For the exactly identified case, there are zero degrees of freedom and $q= 0.$

The test in this context is known as the Sargan–Hansen test or Hansen’s $J$-test.

The Sargan–Hansen test of overidentifying restrictions should be performed routinely in any overidentified model estimated with instrumental variables techniques. Instrumental variables techniques are powerful, but if a strong rejection of the null hypothesis of the Sargan–Hansen test is encountered, you should strongly doubt the validity of the estimates.

The $J$-test is a test of the model formulation, if

\[J(\hat{\bbeta}) > \text{critical value}\]

then we may want to think again about the model formulation.
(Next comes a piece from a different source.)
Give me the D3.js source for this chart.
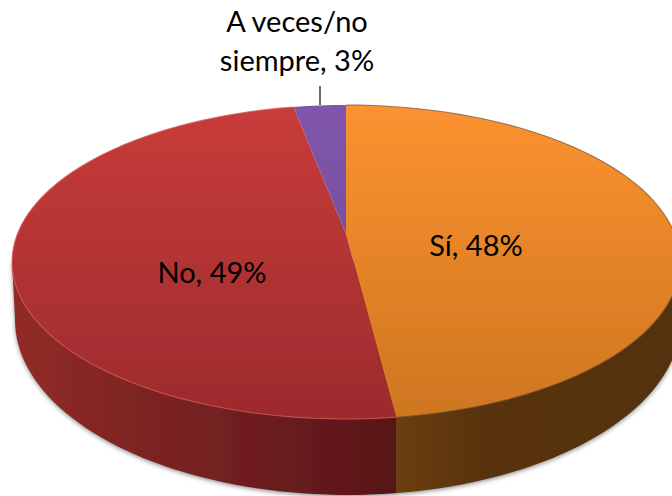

In practice this test is not very powerful, it can be hard to reject a mis-specified model using this particular test.

References

Chapters 10, 18. Econometric Analysis , 5th Edition, by William H. Greene, Prentice Hall, 2003.
Chapter 13 Generalized Method of Moments. Econometrics. by Bruce Hansen, 2022.